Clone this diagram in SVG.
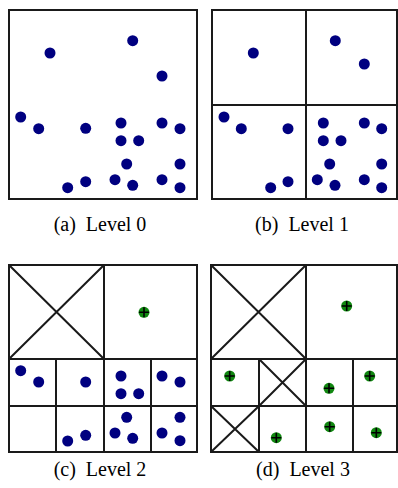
<svg xmlns="http://www.w3.org/2000/svg" width="398" height="488" viewBox="0 0 398 488">
<style>
.frame{fill:#fff;stroke:#1a1a1a;stroke-width:2}
.ln{stroke:#1a1a1a;stroke-width:2;fill:none}
.dot{fill:#000080}
.g{fill:#118811}
.cr{stroke:#000;stroke-width:1.6}
.cap{font-family:"Liberation Serif",serif;font-size:20px;fill:#000;text-anchor:middle;white-space:pre}
</style>
<defs>
<circle id="d" r="5.5" class="dot"/>
<g id="gm"><circle r="5.5" class="g"/><path d="M-5,0H5M0,-5V5" class="cr"/></g>
</defs>
<rect width="398" height="488" fill="#fff"/>

<g id="panel-a">
<rect x="9" y="10" width="188" height="189" class="frame"/>
<use href="#d" x="50" y="53"/><use href="#d" x="132.7" y="40.7"/><use href="#d" x="162" y="76"/>
<use href="#d" x="20.7" y="117"/><use href="#d" x="38.7" y="128.7"/><use href="#d" x="85.7" y="128.3"/>
<use href="#d" x="121" y="123"/><use href="#d" x="162" y="123"/><use href="#d" x="180" y="128.7"/>
<use href="#d" x="121" y="140.7"/><use href="#d" x="138.7" y="140.7"/><use href="#d" x="126.7" y="164"/>
<use href="#d" x="180" y="164"/><use href="#d" x="67.7" y="187.7"/><use href="#d" x="85.7" y="181.7"/>
<use href="#d" x="115" y="179.7"/><use href="#d" x="132.7" y="185.3"/><use href="#d" x="162" y="179.7"/>
<use href="#d" x="180" y="187.7"/>
<text x="100" y="231" class="cap" xml:space="preserve">(a)  Level 0</text>
</g>

<g id="panel-b">
<rect x="212" y="10" width="185" height="189" class="frame"/>
<path d="M306,10V199M212,105H397" class="ln"/>
<use href="#d" x="253.3" y="53"/><use href="#d" x="335.3" y="40.7"/><use href="#d" x="364.3" y="64"/>
<use href="#d" x="224" y="117"/><use href="#d" x="241.3" y="128.7"/><use href="#d" x="288" y="128.7"/>
<use href="#d" x="323.3" y="123"/><use href="#d" x="364.3" y="123"/><use href="#d" x="381.7" y="128.7"/>
<use href="#d" x="323.3" y="140.7"/><use href="#d" x="341" y="140.7"/><use href="#d" x="329.7" y="164"/>
<use href="#d" x="381.7" y="164"/><use href="#d" x="270.7" y="187.7"/><use href="#d" x="288" y="181.7"/>
<use href="#d" x="317.3" y="179.7"/><use href="#d" x="335" y="185.3"/><use href="#d" x="364.3" y="179.7"/>
<use href="#d" x="381.7" y="187.7"/>
<text x="302" y="231" class="cap" xml:space="preserve">(b)  Level 1</text>
</g>

<g id="panel-c">
<rect x="9" y="265" width="188" height="187" class="frame"/>
<path d="M104,265V452M9,359H197M56,359V452M151,359V452M9,406H197M9,265L104,359M104,265L9,359" class="ln"/>
<use href="#gm" x="144" y="312.3"/>
<use href="#d" x="20.7" y="370.7"/><use href="#d" x="38.7" y="382"/><use href="#d" x="85.7" y="382"/>
<use href="#d" x="121" y="376"/><use href="#d" x="162" y="376"/><use href="#d" x="180" y="382"/>
<use href="#d" x="121" y="393.7"/><use href="#d" x="138.7" y="393.7"/><use href="#d" x="126.7" y="417.3"/>
<use href="#d" x="180" y="417.3"/><use href="#d" x="67.7" y="441"/><use href="#d" x="85.7" y="435.3"/>
<use href="#d" x="115" y="433"/><use href="#d" x="132.7" y="438.3"/><use href="#d" x="162" y="433"/>
<use href="#d" x="180" y="440.7"/>
<text x="100" y="476" class="cap" xml:space="preserve">(c)  Level 2</text>
</g>

<g id="panel-d">
<rect x="211" y="265" width="186" height="187" class="frame"/>
<path d="M306,265V452M211,359H397M259,359V452M353,359V452M211,406H397M211,265L306,359M306,265L211,359M259,359L306,406M306,359L259,406M211,406L259,452M259,406L211,452" class="ln"/>
<use href="#gm" x="346.7" y="306"/><use href="#gm" x="229.7" y="376"/><use href="#gm" x="329" y="388.3"/>
<use href="#gm" x="369.7" y="376"/><use href="#gm" x="276.3" y="437.7"/><use href="#gm" x="329.7" y="426.7"/>
<use href="#gm" x="376.3" y="432.7"/>
<text x="303" y="476" class="cap" xml:space="preserve">(d)  Level 3</text>
</g>
</svg>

→ **What is required**:
Your task is to repeat the data above exactly while excluding the pictures.

→ **In response**:
Clone this diagram in SVG.
<svg xmlns="http://www.w3.org/2000/svg" width="398" height="488" viewBox="0 0 398 488">
<style>
.frame{fill:#fff;stroke:#1a1a1a;stroke-width:2}
.ln{stroke:#1a1a1a;stroke-width:2;fill:none}
.dot{fill:#000080}
.g{fill:#118811}
.cr{stroke:#000;stroke-width:1.6}
.cap{font-family:"Liberation Serif",serif;font-size:20px;fill:#000;text-anchor:middle;white-space:pre}
</style>
<defs>
<circle id="d" r="5.5" class="dot"/>
<g id="gm"><circle r="5.5" class="g"/><path d="M-5,0H5M0,-5V5" class="cr"/></g>
</defs>
<rect width="398" height="488" fill="#fff"/>

<g id="panel-a">
<rect x="9" y="10" width="188" height="189" class="frame"/>
<use href="#d" x="50" y="53"/><use href="#d" x="132.7" y="40.7"/><use href="#d" x="162" y="76"/>
<use href="#d" x="20.7" y="117"/><use href="#d" x="38.7" y="128.7"/><use href="#d" x="85.7" y="128.3"/>
<use href="#d" x="121" y="123"/><use href="#d" x="162" y="123"/><use href="#d" x="180" y="128.7"/>
<use href="#d" x="121" y="140.7"/><use href="#d" x="138.7" y="140.7"/><use href="#d" x="126.7" y="164"/>
<use href="#d" x="180" y="164"/><use href="#d" x="67.7" y="187.7"/><use href="#d" x="85.7" y="181.7"/>
<use href="#d" x="115" y="179.7"/><use href="#d" x="132.7" y="185.3"/><use href="#d" x="162" y="179.7"/>
<use href="#d" x="180" y="187.7"/>
<text x="100" y="231" class="cap" xml:space="preserve">(a)  Level 0</text>
</g>

<g id="panel-b">
<rect x="212" y="10" width="185" height="189" class="frame"/>
<path d="M306,10V199M212,105H397" class="ln"/>
<use href="#d" x="253.3" y="53"/><use href="#d" x="335.3" y="40.7"/><use href="#d" x="364.3" y="64"/>
<use href="#d" x="224" y="117"/><use href="#d" x="241.3" y="128.7"/><use href="#d" x="288" y="128.7"/>
<use href="#d" x="323.3" y="123"/><use href="#d" x="364.3" y="123"/><use href="#d" x="381.7" y="128.7"/>
<use href="#d" x="323.3" y="140.7"/><use href="#d" x="341" y="140.7"/><use href="#d" x="329.7" y="164"/>
<use href="#d" x="381.7" y="164"/><use href="#d" x="270.7" y="187.7"/><use href="#d" x="288" y="181.7"/>
<use href="#d" x="317.3" y="179.7"/><use href="#d" x="335" y="185.3"/><use href="#d" x="364.3" y="179.7"/>
<use href="#d" x="381.7" y="187.7"/>
<text x="302" y="231" class="cap" xml:space="preserve">(b)  Level 1</text>
</g>

<g id="panel-c">
<rect x="9" y="265" width="188" height="187" class="frame"/>
<path d="M104,265V452M9,359H197M56,359V452M151,359V452M9,406H197M9,265L104,359M104,265L9,359" class="ln"/>
<use href="#gm" x="144" y="312.3"/>
<use href="#d" x="20.7" y="370.7"/><use href="#d" x="38.7" y="382"/><use href="#d" x="85.7" y="382"/>
<use href="#d" x="121" y="376"/><use href="#d" x="162" y="376"/><use href="#d" x="180" y="382"/>
<use href="#d" x="121" y="393.7"/><use href="#d" x="138.7" y="393.7"/><use href="#d" x="126.7" y="417.3"/>
<use href="#d" x="180" y="417.3"/><use href="#d" x="67.7" y="441"/><use href="#d" x="85.7" y="435.3"/>
<use href="#d" x="115" y="433"/><use href="#d" x="132.7" y="438.3"/><use href="#d" x="162" y="433"/>
<use href="#d" x="180" y="440.7"/>
<text x="100" y="476" class="cap" xml:space="preserve">(c)  Level 2</text>
</g>

<g id="panel-d">
<rect x="211" y="265" width="186" height="187" class="frame"/>
<path d="M306,265V452M211,359H397M259,359V452M353,359V452M211,406H397M211,265L306,359M306,265L211,359M259,359L306,406M306,359L259,406M211,406L259,452M259,406L211,452" class="ln"/>
<use href="#gm" x="346.7" y="306"/><use href="#gm" x="229.7" y="376"/><use href="#gm" x="329" y="388.3"/>
<use href="#gm" x="369.7" y="376"/><use href="#gm" x="276.3" y="437.7"/><use href="#gm" x="329.7" y="426.7"/>
<use href="#gm" x="376.3" y="432.7"/>
<text x="303" y="476" class="cap" xml:space="preserve">(d)  Level 3</text>
</g>
</svg>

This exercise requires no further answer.